For those who missed it, Mark Suster wrote a great article last week on how undervalued Twitter is as a source of traffic to your website. He claims that Twitter is driving up to 4x more traffic than your analytics software is telling you. We couldn’t agree more: In an online world that is evolving to represent true offline interactions, social and information networks will become increasingly responsible for driving people to your website.

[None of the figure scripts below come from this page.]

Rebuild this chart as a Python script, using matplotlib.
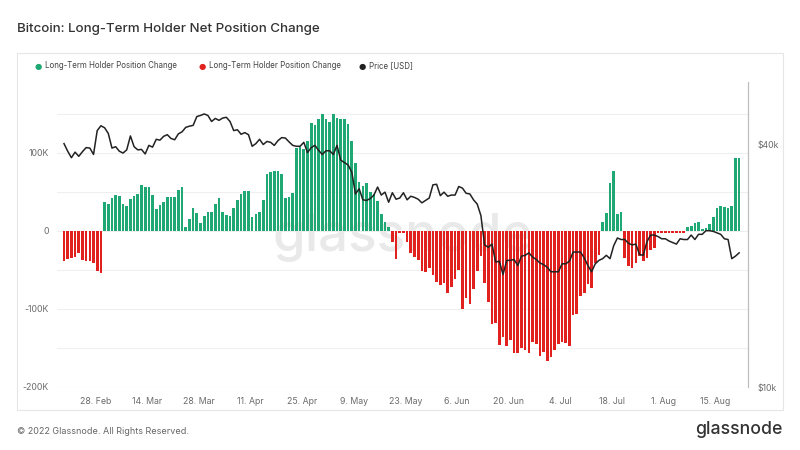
import pandas as pd
import matplotlib.pyplot as plt
from matplotlib.patches import Rectangle

# daily LTH net position change, thousands of BTC (19 Feb .. 21 Aug 2022)
lth_change = [
    -38, -36, -34, -33, -28, -37, -38, -38, -41, -51, -54,
    37, 34, 42, 46, 45, 34.5, 32.5, 40.5, 45, 47, 59.5, 56, 56.5, 46.5, 28, 33, 37, 43, 43,
    43, 52, 56.5, 5.5, 15.5, 30, 23, 10, 19, 24, 24.6, 35, 42.5, 24.6, 20.4, 19.5, 29.7, 40.3,
    48, 51, 51, 17.4, 22, 23.8, 39.5, 72.6, 75.6, 77.3, 77.3, 73.5, 42, 44, 49,
    107, 108, 105, 115, 139, 136, 144, 150, 143, 140, 150, 145, 143.5, 143.5, 137, 115,
    87, 63, 58, 62, 50, 47, 38, 22, 12, 4.5,
    -13.6, -36, -3, -2, -13.6, -28.5, -33.5, -37.8, -51.8, -53, -47.6, -56, -65.8, -68.8,
    -66.7, -79.4, -71.8, -61.6, -50.5, -100.6, -85.8, -93, -75, -51.8, -32.7, -66.7, -91,
    -119.7, -118.5, -146, -136, -147, -140, -156, -156, -150, -152, -156, -142, -145, -160,
    -155, -166.5, -161, -153, -145, -142, -143, -148, -108, -106, -83.7, -79, -68, -73.5,
    -41.2, -31,
    12, 22.5, 61, 77, 22, 24,
    -35, -44.6, -47.6, -41.2, -32.7, -39, -34.8, -24.2, -22,
    -2, -2, -2, -2, -2, -2, -2, -2,
    4.7, 6.4, 10.6, 11.9, 2.1, 3.4, 8.9, 17.4, 28.9, 31.8, 31, 28.9, 32.3, 93.8, 93.8,
]

# BTC price, USD
price = [
    40100, 38400, 37000, 38200, 37300, 38300, 39200, 39100, 37700, 43200,
    44400, 43900, 42500, 39100, 39400, 38400, 38000, 38700, 41900, 39400,
    38700, 38800, 37800, 39700, 39300, 41100, 40900, 41800, 42200, 41300,
    41000, 42400, 42900, 44000, 44300, 44500, 46800, 47100, 47500, 47100,
    45500, 46300, 45800, 46400, 46600, 45500, 43200, 43400, 42300, 42700,
    42200, 39500, 40100, 41100, 39900, 40600, 40400, 39700, 40800, 41500,
    41400, 40500, 39700, 39500, 39500, 40400, 38100, 39200, 39700, 38600,
    37700, 38500, 38500, 37700, 39700, 36500, 36000, 35500, 34100, 30100,
    31000, 29100, 29000, 29300, 29900, 31300, 29900, 30400, 28700, 30300,
    29200, 29400, 30300, 29100, 29700, 29500, 29200, 28600, 29000, 29400,
    31700, 31800, 29800, 30400, 29700, 29900, 29900, 31400, 31100, 30200,
    30100, 29100, 28400, 26600, 22500, 22200, 22600, 20400, 20500, 19000,
    20600, 20600, 20700, 20000, 21100, 21200, 21500, 21000, 20700, 20300,
    20100, 19800, 19300, 19300, 19300, 20200, 20200, 20500, 21600, 21600,
    21600, 20900, 20000, 19300, 20200, 20600, 20800, 21200, 20800, 22400,
    23400, 23200, 23200, 22700, 22500, 22600, 21300, 21200, 22900, 23800,
    23800, 23600, 23300, 23300, 23000, 22800, 22600, 23300, 23200, 23200,
    23800, 23200, 23900, 23900, 24400, 24400, 24300, 24100, 23900, 23300,
    23200, 20800, 21100, 21500,
]

tick_dates = ['2022-02-28', '2022-03-14', '2022-03-28', '2022-04-11', '2022-04-25',
              '2022-05-09', '2022-05-23', '2022-06-06', '2022-06-20', '2022-07-04',
              '2022-07-18', '2022-08-01', '2022-08-15']
tick_labels = ['28. Feb', '14. Mar', '28. Mar', '11. Apr', '25. Apr', '9. May', '23. May',
               '6. Jun', '20. Jun', '4. Jul', '18. Jul', '1. Aug', '15. Aug']

GREEN = '#1fa874'
RED = '#e0211d'
GREY = '#6b6b6b'

plt.rcParams['font.family'] = ['Inter', 'DejaVu Sans']

dates = pd.date_range('2022-02-19', periods=len(lth_change), freq='D') + pd.Timedelta(hours=11)
colors = [GREEN if v > 0 else RED for v in lth_change]

fig = plt.figure(figsize=(8, 4.5), dpi=100)
fig.patch.set_facecolor('white')

# panel frame
fig.add_artist(Rectangle((17 / 800, 1 - 410 / 450), 766 / 800, 357 / 450,
                         transform=fig.transFigure, fill=False, ec='#e6e6e6', lw=0.8))

ax = fig.add_axes([57 / 800, 1 - 387 / 450, 691 / 800, 305 / 450])
ax.bar(dates, lth_change, width=0.72, color=colors, linewidth=0, zorder=2)
ax.set_ylim(-200, 191)
ax.set_yticks([-200, -100, 0, 100])
ax.set_yticklabels(['-200K', '-100K', '0', '100K'])
for g in [-150, -100, -50, 0, 50, 100, 150]:
    ax.axhline(g, color='#efefef', lw=0.8, zorder=0)
ax.axhline(-200, color='#e3e3e3', lw=0.8, zorder=0)

x0 = pd.Timestamp('2022-02-19') + pd.Timedelta(hours=11)
ax.set_xlim(x0 - pd.Timedelta(days=1.9), x0 + pd.Timedelta(days=185.4))
ax.set_xticks(pd.to_datetime(tick_dates))
ax.set_xticklabels(tick_labels)

for s in ['top', 'left', 'bottom']:
    ax.spines[s].set_visible(False)
ax.spines['right'].set_color('#bdbdbd')
ax.spines['right'].set_linewidth(0.8)
ax.tick_params(axis='both', length=0, colors=GREY, labelsize=6.3)
ax.tick_params(axis='x', pad=7)
ax.tick_params(axis='y', pad=6)

# watermark
ax.text(0.5, 0.49, 'glassnode', transform=ax.transAxes, ha='center', va='center',
        fontsize=38, color='#e9e9e9', fontweight='medium', zorder=1)

ax2 = ax.twinx()
ax2.plot(dates, price, color='#222222', lw=1.1, zorder=3)
ax2.set_yscale('log')
ax2.set_ylim(10000, 57000)
ax2.set_yticks([10000, 40000])
ax2.set_yticklabels(['$10k', '$40k'])
ax2.minorticks_off()
for s in ['top', 'left', 'bottom']:
    ax2.spines[s].set_visible(False)
ax2.spines['right'].set_color('#bdbdbd')
ax2.spines['right'].set_linewidth(0.8)
ax2.tick_params(axis='y', length=0, colors=GREY, labelsize=6.3, pad=7)

# title and legend
fig.text(17 / 800, 1 - 29 / 450, 'Bitcoin: Long-Term Holder Net Position Change',
         fontsize=9.6, color='#333333', va='center', fontweight='medium')
legend_items = [(38, GREEN, 'Long-Term Holder Position Change'),
                (202, RED, 'Long-Term Holder Position Change'),
                (362, '#222222', 'Price [USD]')]
for x, c, label in legend_items:
    fig.text(x / 800, 1 - 66 / 450, '●', color=c, fontsize=6, ha='center', va='center',
             family='DejaVu Sans')
    fig.text((x + 7) / 800, 1 - 66 / 450, label, color='#444444', fontsize=5.7, va='center')

# footer
fig.text(17 / 800, 1 - 431 / 450, '© 2022 Glassnode. All Rights Reserved.',
         fontsize=6.5, color='#666666', va='center')
fig.text(782 / 800, 1 - 430 / 450, 'glassnode', fontsize=12.7, color='#333333',
         ha='right', va='center', fontweight='medium')

fig.savefig('out.png', dpi=100, facecolor='white')
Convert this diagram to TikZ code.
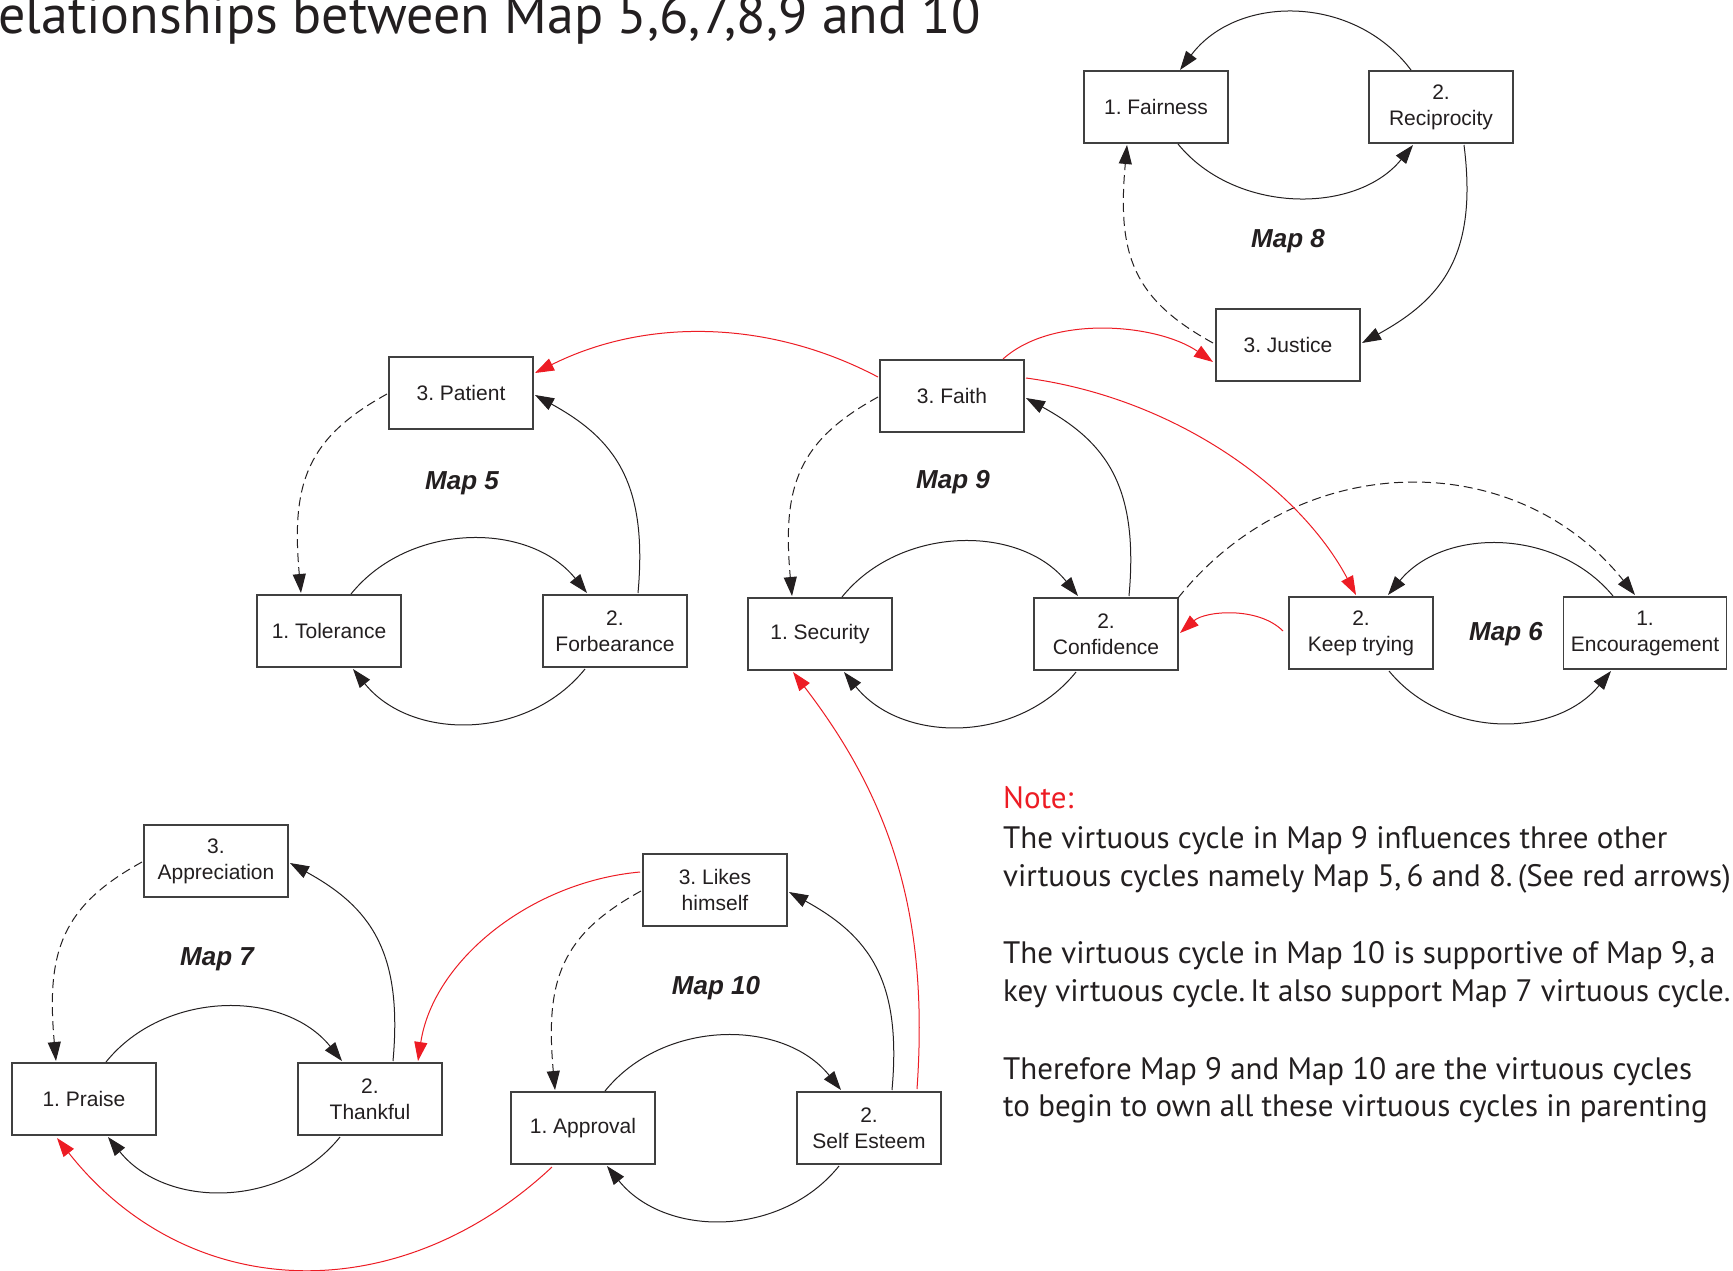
\documentclass[tikz,border=0pt]{standalone}
\usepackage{fontspec}
\setmainfont{Liberation Sans}
\newfontfamily\notefont{PT Sans}
\usetikzlibrary{arrows.meta,calc}
\definecolor{redc}{RGB}{237,28,36}
\definecolor{linec}{RGB}{35,31,32}
\definecolor{boxc}{RGB}{64,64,64}
\frenchspacing
\begin{document}
\frenchspacing
\begin{tikzpicture}[x=1pt,y=-1pt,
  box/.style={draw=boxc, line width=1.2pt, fill=white, minimum width=144pt, minimum height=72pt,
    inner sep=0pt, outer sep=0pt, align=center, font=\fontsize{21}{26}\selectfont, text=linec},
  maplbl/.style={font=\fontsize{26}{30}\selectfont\bfseries\itshape, text=linec, inner sep=0pt},
  conn/.style={draw=linec, line width=1pt, -{Triangle[length=19pt,width=13pt]}},
  dconn/.style={conn, dash pattern=on 9pt off 5pt},
  rconn/.style={draw=redc, line width=1pt, -{Triangle[length=19pt,width=13pt]}},
  notetxt/.style={font=\notefont\fontsize{31}{37}\selectfont, text=linec, anchor=base west, inner sep=0pt}
]
\useasboundingbox (0,0) rectangle (1733,1270);
\fill[white] (0,0) rectangle (1733,1270);

% title
\node[anchor=base west, inner sep=0pt, font=\notefont\fontsize{54}{64}\selectfont, text=linec] (title) at (-2,33) {elationships between Map 5,6,7,8,9 and 10};

% boxes
\node[box] (fair) at (1156,107) {1. Fairness};
\node[box] (recip) at (1441,107) {2.\\Reciprocity};
\node[box] (just) at (1288,345) {3. Justice};
\node[box] (pat) at (461,393) {3. Patient};
\node[box] (tol) at (329,631) {1. Tolerance};
\node[box] (forb) at (615,631) {2.\\Forbearance};
\node[box] (faith) at (952,396) {3. Faith};
\node[box] (sec) at (820,634) {1. Security};
\node[box] (conf) at (1106,634) {2.\\Confidence};
\node[box] (keep) at (1361,633) {2.\\Keep trying};
\node[box, minimum width=163pt] (enc) at (1645,633) {1.\\Encouragement};
\node[box] (appr) at (216,861) {3.\\Appreciation};
\node[box] (praise) at (84,1099) {1. Praise};
\node[box] (thank) at (370,1099) {2.\\Thankful};
\node[box] (likes) at (715,890) {3. Likes\\himself};
\node[box] (appv) at (583,1128) {1. Approval};
\node[box] (self) at (869,1128) {2.\\Self Esteem};

% map labels
\node[maplbl] (m8) at (1288,241) {Map 8};
\node[maplbl] (m5) at (462,483) {Map 5};
\node[maplbl] (m9) at (953,482) {Map 9};
\node[maplbl] (m6) at (1506,634) {Map 6};
\node[maplbl] (m7) at (217,959) {Map 7};
\node[maplbl] (m10) at (716,988) {Map 10};

% standard cycles (1 -> 2 -> 3 -> 1, plus 2 -> 1)
\foreach \a/\b/\c in {tol/forb/pat, sec/conf/faith, praise/thank/appr, appv/self/likes}{
  \draw[conn] ($(\a)+(22,-37)$) .. controls +(58,-72) and +(-58,-72) .. ($(\b)+(-28,-38)$);
  \draw[conn] ($(\b)+(-30,38)$) .. controls +(-58,72) and +(58,72) .. ($(\a)+(24,38)$);
  \draw[conn] ($(\b)+(23,-38)$) .. controls +(10,-110) and +(80,44) .. ($(\c)+(74,2)$);
  \draw[dconn] ($(\c)+(-74,1)$) .. controls +(-80,44) and +(-10,-110) .. ($(\a)+(-28,-38)$);
}

% Map 8
\draw[conn] ($(recip)+(-30,-37)$) .. controls +(-57,-76) and +(57,-76) .. ($(fair)+(24,-37)$);
\draw[conn] ($(fair)+(22,37)$) .. controls +(57,70) and +(-57,70) .. ($(recip)+(-28,38)$);
\draw[conn] ($(recip)+(23,38)$) .. controls +(14,110) and +(80,-44) .. ($(just)+(74,-2)$);
\draw[dconn] ($(just)+(-75,-2)$) .. controls +(-80,-44) and +(-10,110) .. ($(fair)+(-29,38)$);

% Map 6
\draw[conn] ($(enc)+(-32,-37)$) .. controls +(-56,-68) and +(56,-68) .. ($(keep)+(27,-38)$);
\draw[conn] ($(keep)+(28,38)$) .. controls +(56,68) and +(-56,68) .. ($(enc)+(-34,38)$);
\draw[dconn] (conf.north east) .. controls +(120,-150) and +(-120,-150) .. ($(enc)+(-10,-38)$);

% red influence arrows
\draw[rconn] ($(faith)+(-74,-19)$) .. controls +(-110,-58) and +(110,-55) .. ($(pat)+(74,-20)$);
\draw[rconn] ($(faith)+(51,-37)$) .. controls +(50,-45) and +(-55,-38) .. ($(just)+(-75,17)$);
\draw[rconn] ($(faith)+(74,-18)$) .. controls +(150,20) and +(-56,-106) .. ($(keep)+(-5,-38)$);
\draw[rconn] ($(keep)+(-78,-2)$) .. controls +(-25,-25) and +(25,-22) .. ($(conf)+(74,-1)$);
\draw[rconn] ($(likes)+(-75,-18)$) .. controls +(-110,10) and +(15,-100) .. ($(thank)+(48,-38)$);
\draw[rconn] ($(appv)+(-31,39)$) .. controls +(-155,145) and +(130,165) .. ($(praise)+(-27,39)$);
\draw[rconn] ($(self)+(48,-39)$) .. controls +(12,-170) and +(100,130) .. ($(sec)+(-27,38)$);

% note
\node[notetxt, text=redc] (n0) at (1003,808) {Note:};
\node[notetxt] (n1) at (1003,848) {The virtuous cycle in Map 9 influences three other};
\node[notetxt] (n2) at (1003,886) {virtuous cycles namely Map 5,\,6 and 8.\,(See red arrows)};
\node[notetxt] (n3) at (1003,963) {The virtuous cycle in Map 10 is supportive of Map 9,\,a};
\node[notetxt] (n4) at (1003,1001) {key virtuous cycle.\,It also support Map 7 virtuous cycle.};
\node[notetxt] (n5) at (1003,1079) {Therefore Map 9 and Map 10 are the virtuous cycles};
\node[notetxt] (n6) at (1003,1116) {to begin to own all these virtuous cycles in parenting};
\end{tikzpicture}
\end{document}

The problem behind the under reporting of Twitter traffic is Last Mile Attribution. While the product he recommends to fix this, awe.sm, does indeed seem awesome (hah!) there are other easy fixes you can do right now to increase the accuracy of your analytics.
1. Build your links
It’s 2011 and I still see some companies pushing out links that are not built with tracking codes. No tracking codes = no data. No data = no analysis. Use tracking codes.
2. Build your links right
If you do not build your links right you will not be able to properly categorize and track your data, and analysis becomes impossible (and therefore any valuable insight that comes from it). You need to establish a hierarchy and stick with it, and make sure everyone else in your company who might be publishing links understands as well. In Google Analytics, this is the hierarchy I have been using for 4 years with very high accuracy.
3. Don’t auto syndicate
Every online social ecosystem is different so if you want to get serious about tracking and conversion the content you publish needs to be catered to the environment it will exist in. In practical terms, your tweets shouldn’t look like your Facebook updates, this is true for any other publishing platform. Wiring your accounts together to auto tweet a FB post or vice versa might seem appealing but this is fools gold. Your post should be specific to the platform, along with its’ link and tracking code (see above).
4. Segmentation testing
In your analytics package, try segmenting traffic according to the inbound device platforms, i.e. mobile vs. desktop. Also try this for operating systems and browsers. If you notice significant differences in the percentage share of direct traffic between the segments, that’s a good indication you are having some attribution problems.
Any way you spin it, traffic attibution will probably get more complex, not less. Implement these strategies and other now to be sure you are ready for the future.